APPS November 2002 Meeting Abstract 2401

Insulin-like growth factor-I (IGF-I) is a potent anabolic agent in skeletal muscle responsible for increasing rates of protein and nucleic acid synthesis, as well as inhibiting protein degradation. Recent evidence indicates that IGF-I has potential for ameliorating the muscle wasting and weakness associated with neuromuscular disorders, including the muscular dystrophies.¹ Little is known about the effects of IGF-I on contractile function at the cellular level. The purpose of this study was to determine whether the improvement in muscle function of IGF-I treated dystrophic mice was mediated by an alteration in contractile activation characteristics of single muscle fibres. We tested the null hypothesis that IGF-I treatment would not alter the contractile characteristics of single muscle fibres from dystrophic mdx or control mice. Following IGF-I administration (1 mg/kg s.c. via mini osmotic pump for 8 weeks), (C57BL/10; n = 8) and mdx (n = 8) mice were anaesthetised with sodium pentobarbitone (60-80 mg/kg) and the fast twitch extensor digitorum longus (EDL) muscles excised, and placed in a glycerol-based solution to permeate the muscle membranes.

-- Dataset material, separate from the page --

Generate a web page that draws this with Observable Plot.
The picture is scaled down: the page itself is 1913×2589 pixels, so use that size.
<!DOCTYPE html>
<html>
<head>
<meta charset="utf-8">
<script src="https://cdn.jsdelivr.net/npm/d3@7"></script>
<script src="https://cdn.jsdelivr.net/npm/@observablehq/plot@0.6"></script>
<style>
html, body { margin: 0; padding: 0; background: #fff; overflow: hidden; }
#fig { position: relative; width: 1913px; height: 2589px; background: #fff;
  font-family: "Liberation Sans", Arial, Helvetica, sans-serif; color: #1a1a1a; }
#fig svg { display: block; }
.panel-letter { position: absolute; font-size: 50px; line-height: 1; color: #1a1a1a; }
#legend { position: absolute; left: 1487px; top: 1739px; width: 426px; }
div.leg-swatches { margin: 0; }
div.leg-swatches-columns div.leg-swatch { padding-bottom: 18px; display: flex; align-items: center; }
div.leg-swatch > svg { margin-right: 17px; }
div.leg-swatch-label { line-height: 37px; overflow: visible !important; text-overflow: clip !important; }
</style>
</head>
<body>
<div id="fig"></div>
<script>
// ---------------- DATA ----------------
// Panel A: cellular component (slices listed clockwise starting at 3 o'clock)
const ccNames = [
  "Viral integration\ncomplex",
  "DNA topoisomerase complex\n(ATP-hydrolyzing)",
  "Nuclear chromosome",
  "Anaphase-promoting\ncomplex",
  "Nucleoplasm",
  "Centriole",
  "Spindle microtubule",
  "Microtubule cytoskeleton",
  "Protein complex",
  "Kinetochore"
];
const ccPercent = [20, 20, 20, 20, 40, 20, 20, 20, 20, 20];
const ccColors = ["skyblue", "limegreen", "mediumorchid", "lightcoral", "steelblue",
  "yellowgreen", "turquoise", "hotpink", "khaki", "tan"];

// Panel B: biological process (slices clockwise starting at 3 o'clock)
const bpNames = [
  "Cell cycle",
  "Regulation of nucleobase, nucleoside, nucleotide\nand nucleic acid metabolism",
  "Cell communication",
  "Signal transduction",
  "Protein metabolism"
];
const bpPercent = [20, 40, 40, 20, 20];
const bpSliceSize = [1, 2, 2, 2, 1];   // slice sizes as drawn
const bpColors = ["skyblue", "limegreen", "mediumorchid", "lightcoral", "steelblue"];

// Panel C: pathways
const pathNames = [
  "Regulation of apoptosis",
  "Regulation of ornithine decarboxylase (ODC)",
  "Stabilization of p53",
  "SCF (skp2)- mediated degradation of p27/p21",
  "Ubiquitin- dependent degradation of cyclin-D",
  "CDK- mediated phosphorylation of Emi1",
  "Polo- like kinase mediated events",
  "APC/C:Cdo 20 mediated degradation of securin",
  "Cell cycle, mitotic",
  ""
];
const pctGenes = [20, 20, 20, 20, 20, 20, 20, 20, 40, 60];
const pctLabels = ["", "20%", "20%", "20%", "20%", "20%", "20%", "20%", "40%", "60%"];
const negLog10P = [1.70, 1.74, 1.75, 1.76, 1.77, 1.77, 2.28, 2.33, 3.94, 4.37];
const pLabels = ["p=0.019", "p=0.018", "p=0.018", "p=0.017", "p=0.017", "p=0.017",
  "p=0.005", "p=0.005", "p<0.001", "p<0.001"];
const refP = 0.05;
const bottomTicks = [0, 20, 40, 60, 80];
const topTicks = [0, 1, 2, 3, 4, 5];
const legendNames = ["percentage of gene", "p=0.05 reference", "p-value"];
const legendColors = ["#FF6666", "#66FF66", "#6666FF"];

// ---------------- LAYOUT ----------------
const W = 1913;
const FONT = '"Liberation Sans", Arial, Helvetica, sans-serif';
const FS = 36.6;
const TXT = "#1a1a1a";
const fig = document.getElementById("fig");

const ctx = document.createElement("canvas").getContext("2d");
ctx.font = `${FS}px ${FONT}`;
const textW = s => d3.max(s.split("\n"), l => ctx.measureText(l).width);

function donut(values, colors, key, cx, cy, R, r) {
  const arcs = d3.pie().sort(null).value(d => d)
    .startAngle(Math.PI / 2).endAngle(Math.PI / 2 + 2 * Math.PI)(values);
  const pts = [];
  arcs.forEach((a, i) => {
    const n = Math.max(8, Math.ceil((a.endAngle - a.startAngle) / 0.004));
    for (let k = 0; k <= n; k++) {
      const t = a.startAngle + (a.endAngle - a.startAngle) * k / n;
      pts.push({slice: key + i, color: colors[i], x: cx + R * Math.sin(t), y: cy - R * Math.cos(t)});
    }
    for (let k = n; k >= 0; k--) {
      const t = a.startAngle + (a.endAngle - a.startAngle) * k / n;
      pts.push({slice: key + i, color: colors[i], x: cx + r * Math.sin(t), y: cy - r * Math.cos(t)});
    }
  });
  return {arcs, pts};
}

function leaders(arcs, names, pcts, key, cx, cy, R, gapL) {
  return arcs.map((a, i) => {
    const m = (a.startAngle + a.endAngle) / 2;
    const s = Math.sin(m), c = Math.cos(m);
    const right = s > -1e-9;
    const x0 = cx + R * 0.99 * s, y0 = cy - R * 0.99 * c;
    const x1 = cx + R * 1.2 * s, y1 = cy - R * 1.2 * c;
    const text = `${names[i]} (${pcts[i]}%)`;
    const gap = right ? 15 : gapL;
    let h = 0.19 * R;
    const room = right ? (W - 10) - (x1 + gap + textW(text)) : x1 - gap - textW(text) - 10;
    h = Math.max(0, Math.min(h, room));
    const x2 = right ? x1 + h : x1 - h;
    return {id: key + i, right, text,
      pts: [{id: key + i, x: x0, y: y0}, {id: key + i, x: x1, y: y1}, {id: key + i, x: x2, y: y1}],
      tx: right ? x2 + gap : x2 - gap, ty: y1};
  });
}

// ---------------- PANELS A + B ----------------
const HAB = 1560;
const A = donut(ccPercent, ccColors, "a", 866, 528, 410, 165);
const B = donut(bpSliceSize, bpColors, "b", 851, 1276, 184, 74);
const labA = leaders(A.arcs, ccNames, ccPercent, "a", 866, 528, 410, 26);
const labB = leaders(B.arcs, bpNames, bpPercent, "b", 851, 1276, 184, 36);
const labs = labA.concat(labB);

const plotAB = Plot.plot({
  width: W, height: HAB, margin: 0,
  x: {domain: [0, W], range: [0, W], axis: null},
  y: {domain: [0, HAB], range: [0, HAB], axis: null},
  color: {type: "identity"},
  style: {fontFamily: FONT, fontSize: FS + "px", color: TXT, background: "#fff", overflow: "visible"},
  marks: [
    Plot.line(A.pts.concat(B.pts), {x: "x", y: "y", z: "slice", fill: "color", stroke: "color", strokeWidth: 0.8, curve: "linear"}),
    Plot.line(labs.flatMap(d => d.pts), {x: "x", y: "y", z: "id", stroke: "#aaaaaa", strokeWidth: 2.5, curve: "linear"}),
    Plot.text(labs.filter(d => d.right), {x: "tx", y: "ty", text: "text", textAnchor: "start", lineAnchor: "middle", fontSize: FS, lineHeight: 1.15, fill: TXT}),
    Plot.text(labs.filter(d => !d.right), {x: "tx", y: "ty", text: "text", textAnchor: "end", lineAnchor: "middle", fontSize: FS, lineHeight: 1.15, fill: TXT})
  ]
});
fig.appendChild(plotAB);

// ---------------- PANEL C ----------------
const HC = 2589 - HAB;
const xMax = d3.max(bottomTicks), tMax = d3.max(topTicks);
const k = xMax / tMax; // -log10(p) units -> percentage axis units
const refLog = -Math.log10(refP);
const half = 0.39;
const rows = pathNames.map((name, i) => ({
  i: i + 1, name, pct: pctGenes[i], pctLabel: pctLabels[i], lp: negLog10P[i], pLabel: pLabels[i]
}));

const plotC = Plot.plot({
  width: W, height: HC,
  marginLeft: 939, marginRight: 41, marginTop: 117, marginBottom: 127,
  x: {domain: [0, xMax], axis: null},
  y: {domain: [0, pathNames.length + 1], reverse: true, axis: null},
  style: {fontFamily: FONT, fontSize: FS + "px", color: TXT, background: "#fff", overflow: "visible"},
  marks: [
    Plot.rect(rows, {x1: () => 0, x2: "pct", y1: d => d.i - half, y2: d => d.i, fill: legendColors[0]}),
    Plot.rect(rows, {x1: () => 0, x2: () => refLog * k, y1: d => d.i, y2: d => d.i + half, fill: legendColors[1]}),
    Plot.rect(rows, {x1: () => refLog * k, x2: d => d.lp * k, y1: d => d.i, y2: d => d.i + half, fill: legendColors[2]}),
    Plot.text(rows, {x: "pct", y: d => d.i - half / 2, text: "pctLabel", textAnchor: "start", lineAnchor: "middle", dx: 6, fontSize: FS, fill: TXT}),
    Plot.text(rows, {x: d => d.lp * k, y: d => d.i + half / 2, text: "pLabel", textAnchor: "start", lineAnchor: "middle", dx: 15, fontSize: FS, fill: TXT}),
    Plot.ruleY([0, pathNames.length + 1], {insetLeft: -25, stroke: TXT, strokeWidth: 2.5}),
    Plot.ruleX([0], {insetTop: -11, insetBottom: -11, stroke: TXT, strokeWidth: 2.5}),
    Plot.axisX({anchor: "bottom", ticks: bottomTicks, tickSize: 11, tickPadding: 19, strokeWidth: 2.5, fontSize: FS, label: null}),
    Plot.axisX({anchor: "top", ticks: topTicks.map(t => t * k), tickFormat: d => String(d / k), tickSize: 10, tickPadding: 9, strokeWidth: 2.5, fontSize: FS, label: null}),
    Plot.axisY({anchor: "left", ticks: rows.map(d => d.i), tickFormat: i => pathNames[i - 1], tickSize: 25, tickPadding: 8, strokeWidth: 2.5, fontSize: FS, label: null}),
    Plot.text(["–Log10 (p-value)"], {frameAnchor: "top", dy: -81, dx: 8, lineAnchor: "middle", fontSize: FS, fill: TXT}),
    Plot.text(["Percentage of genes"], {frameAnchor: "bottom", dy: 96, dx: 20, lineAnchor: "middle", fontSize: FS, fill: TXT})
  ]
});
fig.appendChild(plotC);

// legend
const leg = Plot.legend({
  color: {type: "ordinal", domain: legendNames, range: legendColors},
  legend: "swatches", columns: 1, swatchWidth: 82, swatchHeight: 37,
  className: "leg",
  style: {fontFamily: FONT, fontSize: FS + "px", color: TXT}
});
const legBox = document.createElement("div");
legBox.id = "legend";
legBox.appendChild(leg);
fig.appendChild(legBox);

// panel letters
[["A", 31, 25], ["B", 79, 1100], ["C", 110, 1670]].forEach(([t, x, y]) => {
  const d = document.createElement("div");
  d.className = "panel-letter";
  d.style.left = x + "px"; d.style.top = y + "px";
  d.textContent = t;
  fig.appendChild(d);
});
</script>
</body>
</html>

Dissected permeabilized fibre segments were activated in a series of Ca²⁺- and Sr²⁺-buffered solutions to determine the force-pCa (-pSr) relationship. There was no difference in fibre sensitivity to Ca²⁺ or Sr²⁺ nor was there any difference in force output per cross-sectional area between fibres from IGF-I treated and untreated control or mdx mice. We conclude that in isolated fibres from fast twitch muscles of control and mdx mice, IGF-I treatment does not affect Ca²⁺ sensitivity or intrinsic force producing capacity.